Goal ->
In the material below, count the lines with the word "this" and state that number only.

begin

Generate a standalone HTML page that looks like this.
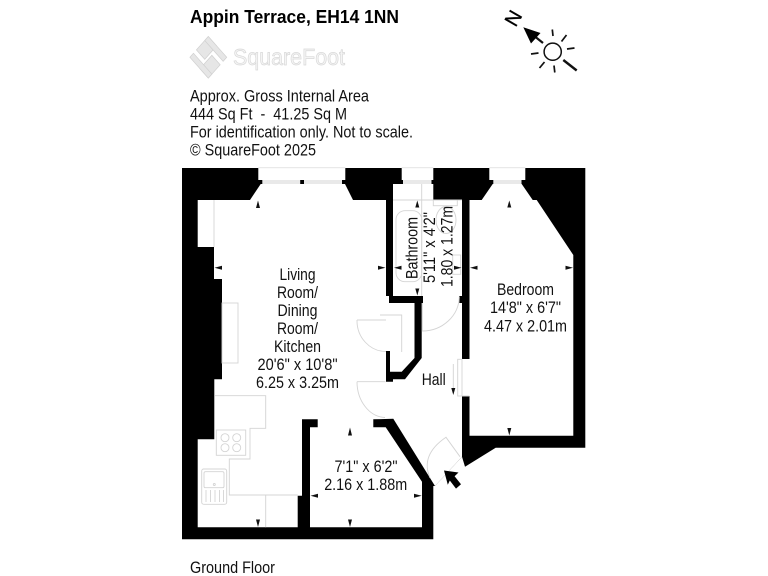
<!DOCTYPE html>
<html>
<head>
<meta charset="utf-8">
<style>
html,body{margin:0;padding:0;background:#fff;width:768px;height:576px;overflow:hidden}
svg{display:block}
text{font-family:"Liberation Sans",sans-serif;fill:#111;font-size:16.3px}
.g{fill:none;stroke:#d4d4d4;stroke-width:.9}
.m{fill:#111;stroke:none}
</style>
</head>
<body>
<svg width="768" height="576" viewBox="0 0 768 576" xmlns="http://www.w3.org/2000/svg">
<!-- Header -->
<text x="190" y="23" style="font-weight:bold;font-size:18.5px;fill:#000" textLength="209" lengthAdjust="spacingAndGlyphs">Appin Terrace, EH14 1NN</text>
<!-- Logo -->
<g transform="translate(208.3,57.3) scale(.84,.95) rotate(45)">
<rect x="-15.5" y="-15.5" width="14" height="20" fill="#e6e6e6" stroke="#d0d0d0" stroke-width=".8"/>
<rect x="1.5" y="-4.5" width="14" height="20" fill="#e6e6e6" stroke="#d0d0d0" stroke-width=".8"/>
<rect x="-15.5" y="-15.5" width="31" height="6" fill="#e6e6e6" stroke="#d0d0d0" stroke-width=".8"/>
<rect x="-15.5" y="9.5" width="31" height="6" fill="#e6e6e6" stroke="#d0d0d0" stroke-width=".8"/>
</g>
<text x="233" y="65" style="font-size:23px;fill:#f4f4f4;stroke:#d8d8d8;stroke-width:.7" textLength="112" lengthAdjust="spacingAndGlyphs">SquareFoot</text>
<text x="190" y="101.5" textLength="179" lengthAdjust="spacingAndGlyphs">Approx. Gross Internal Area</text>
<text x="190" y="119.5" xml:space="preserve" textLength="157" lengthAdjust="spacingAndGlyphs">444 Sq Ft  -  41.25 Sq M</text>
<text x="190" y="137.5" textLength="223" lengthAdjust="spacingAndGlyphs">For identification only. Not to scale.</text>
<text x="190" y="155.5" textLength="126" lengthAdjust="spacingAndGlyphs">© SquareFoot 2025</text>

<!-- Compass -->
<text transform="translate(513,18) rotate(-60)" x="0" y="7.2" text-anchor="middle" style="font-size:20px;fill:#000;stroke:#000;stroke-width:.3">N</text>
<circle cx="552.7" cy="51.7" r="8.6" fill="none" stroke="#111" stroke-width="1.5"/>
<g stroke="#111" stroke-width="1.7" fill="none">
<path d="M552.3 29.5L553 36"/><path d="M566.5 35L561.5 41.5"/><path d="M567 49L574.5 48"/>
<path d="M531 54L538.5 53"/><path d="M539.5 68L544.5 62"/><path d="M554 65.5L554.8 72.5"/>
</g>
<path d="M563.3 60L576.7 70.5" stroke="#111" stroke-width="2.4"/>
<path d="M533 35L543 43" stroke="#111" stroke-width="2.2"/>
<polygon points="523.3,27.3 540.5,33 531,43.5" fill="#000"/>

<!-- Plan black -->
<polygon fill="#000" points="182,168 585.3,168 585.3,447.7 495.7,447.7 465,466.7 462,456.7 435,486 433.3,486 433.3,539.3 182,539.3"/>
<!-- Main interior -->
<polygon fill="#fff" points="197.7,200 250,200 260.7,184 345,184 353,200 386,200 386,296 389,296 389,303 414.5,303 414.5,358 401.7,371.7 390,371.7 390,351 386,351 386,381.7 393,381.7 393,379.3 405,379.3 421.7,358 421.7,303 423,303 423,296 393,296 393,184 433.3,184 433.3,200 462,200 462,456.7 435,486 393.3,418.8 373.3,419.3 373.3,427.3 385.7,427.3 422,481.7 422,527.3 310,527.3 310,427.3 317.7,427.3 317.7,419.3 302,419.3 302,495.7 297.7,495.7 297.7,527.3 197.7,527.3 197.7,439.3 214.3,439.3 214.3,379.3 222,379.3 222,279 214,279 214,247 197.7,247"/>
<!-- Bedroom interior -->
<polygon fill="#fff" points="469.5,200 481.7,200 492.7,184 521.7,184 532.7,200 536.7,200 573.3,255 573.3,435.7 469.5,435.7"/>
<rect x="461" y="359" width="9" height="37" fill="#fff"/>
<rect x="459.3" y="296" width="2.9" height="7" fill="#000"/>

<!-- Windows -->
<g fill="#fff">
<rect x="258.3" y="168" width="87" height="12"/>
<rect x="401.7" y="168" width="31.6" height="12"/>
<rect x="489.3" y="168" width="36" height="12"/>
</g>
<g fill="#e9e9e9">
<rect x="262" y="180" width="82" height="4"/>
<rect x="403" y="180" width="29" height="4"/>
<rect x="493" y="180" width="29" height="4"/>
<rect x="258.3" y="167" width="87" height="1.2"/>
<rect x="401.7" y="167" width="31.6" height="1.2"/>
<rect x="489.3" y="167" width="36" height="1.2"/>
</g>
<g fill="#000">
<rect x="258.5" y="180" width="3.8" height="4"/><rect x="300.2" y="180" width="3.8" height="4"/><rect x="342" y="180" width="3.5" height="4"/>
<rect x="399" y="180" width="4" height="4"/><rect x="431.5" y="180" width="2" height="4"/>
<rect x="489.3" y="180" width="4" height="4"/><rect x="521.5" y="180" width="4" height="4"/>
</g>

<!-- Fixtures -->
<path class="g" d="M214 200V247"/>
<rect class="g" x="222" y="303" width="16" height="60"/>
<path class="g" d="M214.3 395.7H265.7V428.3H250V459H229.3V495H297.7M265.7 495V527.3"/>
<rect class="g" x="216.3" y="430" width="29.4" height="25.3"/>
<g class="g"><circle cx="225" cy="437.7" r="4"/><circle cx="236.7" cy="437.7" r="4"/><circle cx="225" cy="447.7" r="4"/><circle cx="236.7" cy="447.7" r="4"/></g>
<rect class="g" x="201.7" y="469" width="25" height="35.3" rx="2"/>
<rect class="g" x="204" y="471.7" width="20" height="16" rx="1.5"/>
<circle class="g" cx="214.3" cy="484.5" r="1"/>
<path class="g" d="M206 490V502M210.5 490V502M215 490V502M219.5 490V502M223.5 490V502"/>
<!-- Bathroom fixtures -->
<path class="g" d="M421.7 184V296M393 200H462"/>
<rect class="g" x="396" y="210.7" width="25.7" height="71" rx="9"/>
<rect class="g" x="433.3" y="200" width="24" height="5.7"/>
<ellipse class="g" cx="446" cy="220" rx="10" ry="13.5"/>
<rect class="g" x="452.7" y="255" width="8" height="19.3"/>
<path class="g" d="M380 315H401.7V352"/>

<!-- Doors -->
<path class="g" d="M357 320H386M357 320A29 31 0 0 0 386 351.5"/>
<path class="g" d="M357 381.7H385.5M357 381.7A29 36 0 0 0 385 417.5"/>
<path class="g" d="M422.3 303V331A37 35 0 0 0 459.3 296.7"/>
<path class="g" d="M460 456.7L446 437.3Q420 455 430 478"/>
<rect class="g" x="457.7" y="359.3" width="4.3" height="36.7"/>
<path class="g" d="M462 396H469.3M453.3 364V388"/>
<polygon fill="#000" points="444,470.5 458.5,472.5 454.6,476.2 461,484.3 456,488.6 449.8,480.5 447.8,484.8"/>

<!-- Dimension arrows -->
<g class="m">
<polygon points="258,200.5 256,208 260,208"/>
<polygon points="258,527 256,519.5 260,519.5"/>
<polygon points="214.5,267.7 222,265.7 222,269.7"/>
<polygon points="385.5,267.7 378,265.7 378,269.7"/>
<polygon points="350,427.5 348,435.5 352,435.5"/>
<polygon points="350,527 348,519.5 352,519.5"/>
<polygon points="310.5,495.7 318,493.7 318,497.7"/>
<polygon points="421.7,495.7 414,493.7 414,497.7"/>
<polygon points="417.3,200.5 415.3,207.5 419.3,207.5"/>
<polygon points="417.3,295.5 415.3,288.5 419.3,288.5"/>
<polygon points="394,267.7 401.5,265.7 401.5,269.7"/>
<polygon points="461.5,267.7 454,265.7 454,269.7"/>
<polygon points="509.3,200.5 507.3,207.5 511.3,207.5"/>
<polygon points="509.3,435.5 507.3,428 511.3,428"/>
<polygon points="470,267.7 477.5,265.7 477.5,269.7"/>
<polygon points="573,267.7 565.5,265.7 565.5,269.7"/>
<polygon points="453.3,395 451.3,388 455.3,388"/>
</g>

<!-- Labels -->
<g text-anchor="middle">
<text x="297.5" y="280" textLength="36" lengthAdjust="spacingAndGlyphs">Living</text>
<text x="297.5" y="298" textLength="41" lengthAdjust="spacingAndGlyphs">Room/</text>
<text x="297.5" y="316" textLength="40" lengthAdjust="spacingAndGlyphs">Dining</text>
<text x="297.5" y="334" textLength="41" lengthAdjust="spacingAndGlyphs">Room/</text>
<text x="297.5" y="352" textLength="47" lengthAdjust="spacingAndGlyphs">Kitchen</text>
<text x="297.5" y="370" textLength="80" lengthAdjust="spacingAndGlyphs">20'6" x 10'8"</text>
<text x="297.5" y="388" textLength="83" lengthAdjust="spacingAndGlyphs">6.25 x 3.25m</text>
<text x="525.5" y="295" textLength="57" lengthAdjust="spacingAndGlyphs">Bedroom</text>
<text x="525.5" y="313" textLength="71" lengthAdjust="spacingAndGlyphs">14'8" x 6'7"</text>
<text x="525.5" y="331.5" textLength="83" lengthAdjust="spacingAndGlyphs">4.47 x 2.01m</text>
<text x="366" y="472" textLength="63" lengthAdjust="spacingAndGlyphs">7'1" x 6'2"</text>
<text x="365.7" y="490" textLength="83" lengthAdjust="spacingAndGlyphs">2.16 x 1.88m</text>
<text x="433.7" y="385" textLength="24" lengthAdjust="spacingAndGlyphs">Hall</text>
<text transform="translate(417.3,248) rotate(-90)" textLength="62" lengthAdjust="spacingAndGlyphs">Bathroom</text>
<text transform="translate(435,247.5) rotate(-90)" textLength="71" lengthAdjust="spacingAndGlyphs">5'11" x 4'2"</text>
<text transform="translate(452.7,246.5) rotate(-90)" textLength="81" lengthAdjust="spacingAndGlyphs">1.80 x 1.27m</text>
</g>
<text x="190" y="573" textLength="85" lengthAdjust="spacingAndGlyphs">Ground Floor</text>
</svg>
</body>
</html>
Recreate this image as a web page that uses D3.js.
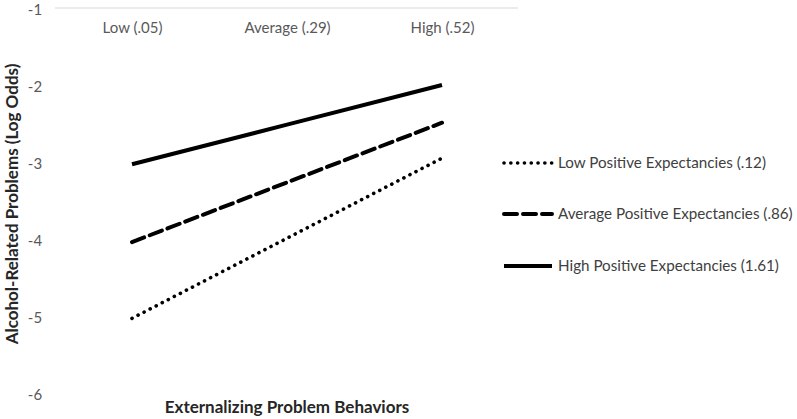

end

Task answer ->
2